▶ PROBLEM STATEMENT: Every line of the material is to be repeated exactly as it stands.

▶ DATA ENTRIES:
○ ○ ○ ○

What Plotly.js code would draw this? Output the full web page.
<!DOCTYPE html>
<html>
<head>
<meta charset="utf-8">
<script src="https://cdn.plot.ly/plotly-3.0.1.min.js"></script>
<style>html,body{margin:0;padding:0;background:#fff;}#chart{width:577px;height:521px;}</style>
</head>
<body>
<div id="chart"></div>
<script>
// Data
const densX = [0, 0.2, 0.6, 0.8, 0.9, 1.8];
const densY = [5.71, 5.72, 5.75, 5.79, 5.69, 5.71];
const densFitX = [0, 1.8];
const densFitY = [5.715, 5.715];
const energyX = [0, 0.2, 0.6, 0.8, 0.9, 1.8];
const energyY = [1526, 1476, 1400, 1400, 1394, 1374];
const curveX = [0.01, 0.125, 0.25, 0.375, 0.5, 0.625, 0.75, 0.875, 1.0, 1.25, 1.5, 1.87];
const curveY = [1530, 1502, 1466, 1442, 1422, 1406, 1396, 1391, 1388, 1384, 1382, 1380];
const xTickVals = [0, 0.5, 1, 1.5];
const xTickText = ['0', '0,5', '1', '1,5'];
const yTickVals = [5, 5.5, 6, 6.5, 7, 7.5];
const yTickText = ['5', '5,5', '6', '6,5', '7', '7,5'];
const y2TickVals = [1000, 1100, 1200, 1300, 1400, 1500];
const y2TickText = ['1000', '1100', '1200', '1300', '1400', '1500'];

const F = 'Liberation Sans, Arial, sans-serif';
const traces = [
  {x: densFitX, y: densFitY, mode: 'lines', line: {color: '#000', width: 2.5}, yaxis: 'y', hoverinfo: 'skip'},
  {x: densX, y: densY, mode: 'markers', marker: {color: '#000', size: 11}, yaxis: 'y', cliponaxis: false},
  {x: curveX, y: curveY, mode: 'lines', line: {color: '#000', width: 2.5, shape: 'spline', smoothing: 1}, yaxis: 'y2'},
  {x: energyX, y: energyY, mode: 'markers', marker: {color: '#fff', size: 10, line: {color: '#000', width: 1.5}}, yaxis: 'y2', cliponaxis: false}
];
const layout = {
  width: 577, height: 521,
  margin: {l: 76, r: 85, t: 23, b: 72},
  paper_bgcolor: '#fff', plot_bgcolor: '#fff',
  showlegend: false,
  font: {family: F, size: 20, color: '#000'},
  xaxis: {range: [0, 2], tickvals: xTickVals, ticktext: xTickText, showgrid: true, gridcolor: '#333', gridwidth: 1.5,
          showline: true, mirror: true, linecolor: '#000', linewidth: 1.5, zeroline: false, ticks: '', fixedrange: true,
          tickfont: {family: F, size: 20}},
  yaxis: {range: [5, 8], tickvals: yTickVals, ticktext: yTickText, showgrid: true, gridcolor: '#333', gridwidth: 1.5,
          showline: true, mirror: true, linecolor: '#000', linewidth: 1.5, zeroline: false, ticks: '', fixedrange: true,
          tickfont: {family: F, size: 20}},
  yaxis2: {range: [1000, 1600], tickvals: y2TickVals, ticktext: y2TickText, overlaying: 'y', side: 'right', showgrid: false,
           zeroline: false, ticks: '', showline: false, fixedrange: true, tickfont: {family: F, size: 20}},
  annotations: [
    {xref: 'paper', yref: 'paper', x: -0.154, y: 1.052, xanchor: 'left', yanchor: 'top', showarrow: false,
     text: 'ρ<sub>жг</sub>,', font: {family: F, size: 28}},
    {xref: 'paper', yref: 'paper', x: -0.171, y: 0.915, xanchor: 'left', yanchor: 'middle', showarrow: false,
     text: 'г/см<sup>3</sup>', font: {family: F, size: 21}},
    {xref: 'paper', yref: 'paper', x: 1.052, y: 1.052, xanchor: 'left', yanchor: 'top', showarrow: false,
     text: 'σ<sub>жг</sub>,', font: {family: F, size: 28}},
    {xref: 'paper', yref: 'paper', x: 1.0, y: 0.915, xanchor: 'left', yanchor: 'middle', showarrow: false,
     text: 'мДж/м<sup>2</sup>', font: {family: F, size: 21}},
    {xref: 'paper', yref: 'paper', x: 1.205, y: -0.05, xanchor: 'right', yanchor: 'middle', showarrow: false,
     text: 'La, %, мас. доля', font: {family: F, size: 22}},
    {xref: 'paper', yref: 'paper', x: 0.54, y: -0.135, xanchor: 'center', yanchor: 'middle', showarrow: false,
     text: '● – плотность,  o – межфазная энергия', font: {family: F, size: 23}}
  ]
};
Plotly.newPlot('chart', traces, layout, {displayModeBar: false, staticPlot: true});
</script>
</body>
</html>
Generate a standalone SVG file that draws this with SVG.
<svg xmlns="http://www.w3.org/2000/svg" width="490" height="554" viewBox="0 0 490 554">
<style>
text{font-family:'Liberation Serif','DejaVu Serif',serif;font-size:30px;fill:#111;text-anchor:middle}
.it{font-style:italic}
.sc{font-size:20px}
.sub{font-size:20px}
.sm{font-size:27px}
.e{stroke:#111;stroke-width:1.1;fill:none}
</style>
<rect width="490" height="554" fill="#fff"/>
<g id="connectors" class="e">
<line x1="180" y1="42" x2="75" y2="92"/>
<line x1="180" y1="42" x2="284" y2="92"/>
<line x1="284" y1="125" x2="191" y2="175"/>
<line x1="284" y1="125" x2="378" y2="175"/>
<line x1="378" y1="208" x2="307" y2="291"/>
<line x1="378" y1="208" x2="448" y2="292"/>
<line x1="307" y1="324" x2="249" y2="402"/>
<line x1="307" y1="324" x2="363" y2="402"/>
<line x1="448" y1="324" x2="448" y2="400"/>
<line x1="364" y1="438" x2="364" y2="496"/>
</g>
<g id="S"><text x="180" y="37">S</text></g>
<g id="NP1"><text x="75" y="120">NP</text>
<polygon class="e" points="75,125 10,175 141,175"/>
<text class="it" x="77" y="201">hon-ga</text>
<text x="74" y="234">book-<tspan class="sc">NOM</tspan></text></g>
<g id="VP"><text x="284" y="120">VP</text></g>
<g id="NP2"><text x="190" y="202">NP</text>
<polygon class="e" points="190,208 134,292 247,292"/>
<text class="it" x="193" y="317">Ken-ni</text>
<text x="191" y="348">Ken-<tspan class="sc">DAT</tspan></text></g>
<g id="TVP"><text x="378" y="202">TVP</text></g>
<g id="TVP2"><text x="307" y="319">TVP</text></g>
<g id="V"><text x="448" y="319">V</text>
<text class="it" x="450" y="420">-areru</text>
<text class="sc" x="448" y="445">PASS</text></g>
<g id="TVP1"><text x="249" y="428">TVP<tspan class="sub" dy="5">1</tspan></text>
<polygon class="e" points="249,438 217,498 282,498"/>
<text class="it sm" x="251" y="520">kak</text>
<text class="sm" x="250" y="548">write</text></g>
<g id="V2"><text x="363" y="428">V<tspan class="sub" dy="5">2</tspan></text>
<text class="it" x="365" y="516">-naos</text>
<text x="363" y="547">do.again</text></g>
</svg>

○ ○ ○ ○

▶ FINAL RESULT:
What Plotly.js code would draw this? Output the full web page.
<!DOCTYPE html>
<html>
<head>
<meta charset="utf-8">
<script src="https://cdn.plot.ly/plotly-3.0.1.min.js"></script>
<style>html,body{margin:0;padding:0;background:#fff;}#chart{width:577px;height:521px;}</style>
</head>
<body>
<div id="chart"></div>
<script>
// Data
const densX = [0, 0.2, 0.6, 0.8, 0.9, 1.8];
const densY = [5.71, 5.72, 5.75, 5.79, 5.69, 5.71];
const densFitX = [0, 1.8];
const densFitY = [5.715, 5.715];
const energyX = [0, 0.2, 0.6, 0.8, 0.9, 1.8];
const energyY = [1526, 1476, 1400, 1400, 1394, 1374];
const curveX = [0.01, 0.125, 0.25, 0.375, 0.5, 0.625, 0.75, 0.875, 1.0, 1.25, 1.5, 1.87];
const curveY = [1530, 1502, 1466, 1442, 1422, 1406, 1396, 1391, 1388, 1384, 1382, 1380];
const xTickVals = [0, 0.5, 1, 1.5];
const xTickText = ['0', '0,5', '1', '1,5'];
const yTickVals = [5, 5.5, 6, 6.5, 7, 7.5];
const yTickText = ['5', '5,5', '6', '6,5', '7', '7,5'];
const y2TickVals = [1000, 1100, 1200, 1300, 1400, 1500];
const y2TickText = ['1000', '1100', '1200', '1300', '1400', '1500'];

const F = 'Liberation Sans, Arial, sans-serif';
const traces = [
  {x: densFitX, y: densFitY, mode: 'lines', line: {color: '#000', width: 2.5}, yaxis: 'y', hoverinfo: 'skip'},
  {x: densX, y: densY, mode: 'markers', marker: {color: '#000', size: 11}, yaxis: 'y', cliponaxis: false},
  {x: curveX, y: curveY, mode: 'lines', line: {color: '#000', width: 2.5, shape: 'spline', smoothing: 1}, yaxis: 'y2'},
  {x: energyX, y: energyY, mode: 'markers', marker: {color: '#fff', size: 10, line: {color: '#000', width: 1.5}}, yaxis: 'y2', cliponaxis: false}
];
const layout = {
  width: 577, height: 521,
  margin: {l: 76, r: 85, t: 23, b: 72},
  paper_bgcolor: '#fff', plot_bgcolor: '#fff',
  showlegend: false,
  font: {family: F, size: 20, color: '#000'},
  xaxis: {range: [0, 2], tickvals: xTickVals, ticktext: xTickText, showgrid: true, gridcolor: '#333', gridwidth: 1.5,
          showline: true, mirror: true, linecolor: '#000', linewidth: 1.5, zeroline: false, ticks: '', fixedrange: true,
          tickfont: {family: F, size: 20}},
  yaxis: {range: [5, 8], tickvals: yTickVals, ticktext: yTickText, showgrid: true, gridcolor: '#333', gridwidth: 1.5,
          showline: true, mirror: true, linecolor: '#000', linewidth: 1.5, zeroline: false, ticks: '', fixedrange: true,
          tickfont: {family: F, size: 20}},
  yaxis2: {range: [1000, 1600], tickvals: y2TickVals, ticktext: y2TickText, overlaying: 'y', side: 'right', showgrid: false,
           zeroline: false, ticks: '', showline: false, fixedrange: true, tickfont: {family: F, size: 20}},
  annotations: [
    {xref: 'paper', yref: 'paper', x: -0.154, y: 1.052, xanchor: 'left', yanchor: 'top', showarrow: false,
     text: 'ρ<sub>жг</sub>,', font: {family: F, size: 28}},
    {xref: 'paper', yref: 'paper', x: -0.171, y: 0.915, xanchor: 'left', yanchor: 'middle', showarrow: false,
     text: 'г/см<sup>3</sup>', font: {family: F, size: 21}},
    {xref: 'paper', yref: 'paper', x: 1.052, y: 1.052, xanchor: 'left', yanchor: 'top', showarrow: false,
     text: 'σ<sub>жг</sub>,', font: {family: F, size: 28}},
    {xref: 'paper', yref: 'paper', x: 1.0, y: 0.915, xanchor: 'left', yanchor: 'middle', showarrow: false,
     text: 'мДж/м<sup>2</sup>', font: {family: F, size: 21}},
    {xref: 'paper', yref: 'paper', x: 1.205, y: -0.05, xanchor: 'right', yanchor: 'middle', showarrow: false,
     text: 'La, %, мас. доля', font: {family: F, size: 22}},
    {xref: 'paper', yref: 'paper', x: 0.54, y: -0.135, xanchor: 'center', yanchor: 'middle', showarrow: false,
     text: '● – плотность,  o – межфазная энергия', font: {family: F, size: 23}}
  ]
};
Plotly.newPlot('chart', traces, layout, {displayModeBar: false, staticPlot: true});
</script>
</body>
</html>
Generate a standalone SVG file that draws this with SVG.
<svg xmlns="http://www.w3.org/2000/svg" width="490" height="554" viewBox="0 0 490 554">
<style>
text{font-family:'Liberation Serif','DejaVu Serif',serif;font-size:30px;fill:#111;text-anchor:middle}
.it{font-style:italic}
.sc{font-size:20px}
.sub{font-size:20px}
.sm{font-size:27px}
.e{stroke:#111;stroke-width:1.1;fill:none}
</style>
<rect width="490" height="554" fill="#fff"/>
<g id="connectors" class="e">
<line x1="180" y1="42" x2="75" y2="92"/>
<line x1="180" y1="42" x2="284" y2="92"/>
<line x1="284" y1="125" x2="191" y2="175"/>
<line x1="284" y1="125" x2="378" y2="175"/>
<line x1="378" y1="208" x2="307" y2="291"/>
<line x1="378" y1="208" x2="448" y2="292"/>
<line x1="307" y1="324" x2="249" y2="402"/>
<line x1="307" y1="324" x2="363" y2="402"/>
<line x1="448" y1="324" x2="448" y2="400"/>
<line x1="364" y1="438" x2="364" y2="496"/>
</g>
<g id="S"><text x="180" y="37">S</text></g>
<g id="NP1"><text x="75" y="120">NP</text>
<polygon class="e" points="75,125 10,175 141,175"/>
<text class="it" x="77" y="201">hon-ga</text>
<text x="74" y="234">book-<tspan class="sc">NOM</tspan></text></g>
<g id="VP"><text x="284" y="120">VP</text></g>
<g id="NP2"><text x="190" y="202">NP</text>
<polygon class="e" points="190,208 134,292 247,292"/>
<text class="it" x="193" y="317">Ken-ni</text>
<text x="191" y="348">Ken-<tspan class="sc">DAT</tspan></text></g>
<g id="TVP"><text x="378" y="202">TVP</text></g>
<g id="TVP2"><text x="307" y="319">TVP</text></g>
<g id="V"><text x="448" y="319">V</text>
<text class="it" x="450" y="420">-areru</text>
<text class="sc" x="448" y="445">PASS</text></g>
<g id="TVP1"><text x="249" y="428">TVP<tspan class="sub" dy="5">1</tspan></text>
<polygon class="e" points="249,438 217,498 282,498"/>
<text class="it sm" x="251" y="520">kak</text>
<text class="sm" x="250" y="548">write</text></g>
<g id="V2"><text x="363" y="428">V<tspan class="sub" dy="5">2</tspan></text>
<text class="it" x="365" y="516">-naos</text>
<text x="363" y="547">do.again</text></g>
</svg>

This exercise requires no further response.